Dataset entries:
::::::::

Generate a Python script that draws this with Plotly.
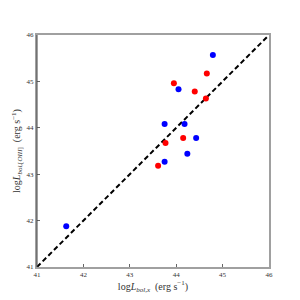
import plotly.graph_objects as go

blue_x = [41.63, 44.79, 44.05, 43.75, 44.18, 44.43, 44.24, 43.75]
blue_y = [41.88, 45.57, 44.83, 44.08, 44.08, 43.78, 43.44, 43.27]
red_x = [44.66, 43.95, 44.40, 44.64, 44.15, 43.77, 43.61]
red_y = [45.17, 44.96, 44.78, 44.63, 43.78, 43.67, 43.18]
line_v = [41, 46]
ticks = [41, 42, 43, 44, 45, 46]

fig = go.Figure()
fig.add_trace(go.Scatter(x=line_v, y=line_v, mode="lines",
                         line=dict(color="black", width=2, dash="5px,3px"), showlegend=False))
fig.add_trace(go.Scatter(x=blue_x, y=blue_y, mode="markers",
                         marker=dict(color="#0000ff", size=6), showlegend=False))
fig.add_trace(go.Scatter(x=red_x, y=red_y, mode="markers",
                         marker=dict(color="#ff0000", size=6), showlegend=False))

font = "Liberation Serif"
fig.update_layout(
    width=292, height=292,
    margin=dict(l=29, r=31, t=27, b=33, autoexpand=False),
    plot_bgcolor="white", paper_bgcolor="white",
    font=dict(family=font, color="#333"),
    xaxis=dict(range=[41, 46], tickvals=ticks, showgrid=False, zeroline=False,
               showline=True, linecolor="#a0a0a0", linewidth=2, mirror=True, automargin=False,
               ticks="inside", ticklen=3, tickcolor="#666", tickfont=dict(size=7, family=font),
               title=dict(text="log<i>L</i><sub><i>bol,x</i></sub>  (erg s<sup>−1</sup>)",
                          font=dict(size=10, family=font), standoff=3)),
    yaxis=dict(range=[41, 46], tickvals=ticks, showgrid=False, zeroline=False,
               showline=True, linecolor="#a0a0a0", linewidth=2, mirror=True, automargin=False,
               ticks="inside", ticklen=3, tickcolor="#666", tickfont=dict(size=7, family=font),
               title=dict(text="log<i>L</i><sub><i>bol</i>,[<i>OIII</i>]</sub>  (erg s<sup>−1</sup>)",
                          font=dict(size=10, family=font), standoff=4)),
)
fig.add_shape(type="line", xref="paper", yref="paper", x0=0, x1=0, y0=0, y1=1,
              line=dict(color="#444", width=1))
fig.write_html("out.html")
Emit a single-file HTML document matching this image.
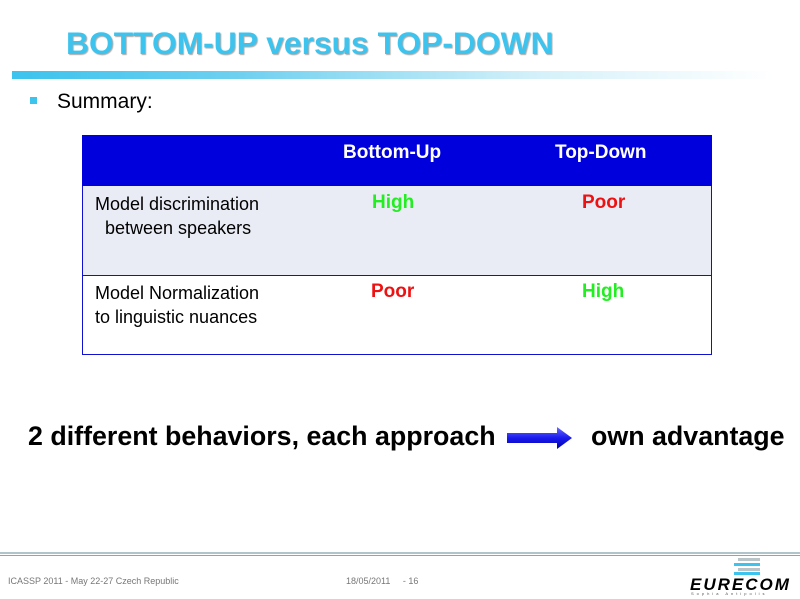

::::::::

§ **The task**: Your task is to collect every line above that contains the word "this".

§ **The response**:
Generate a Python script that draws this with Plotly.
Emit a single-file HTML document matching this image.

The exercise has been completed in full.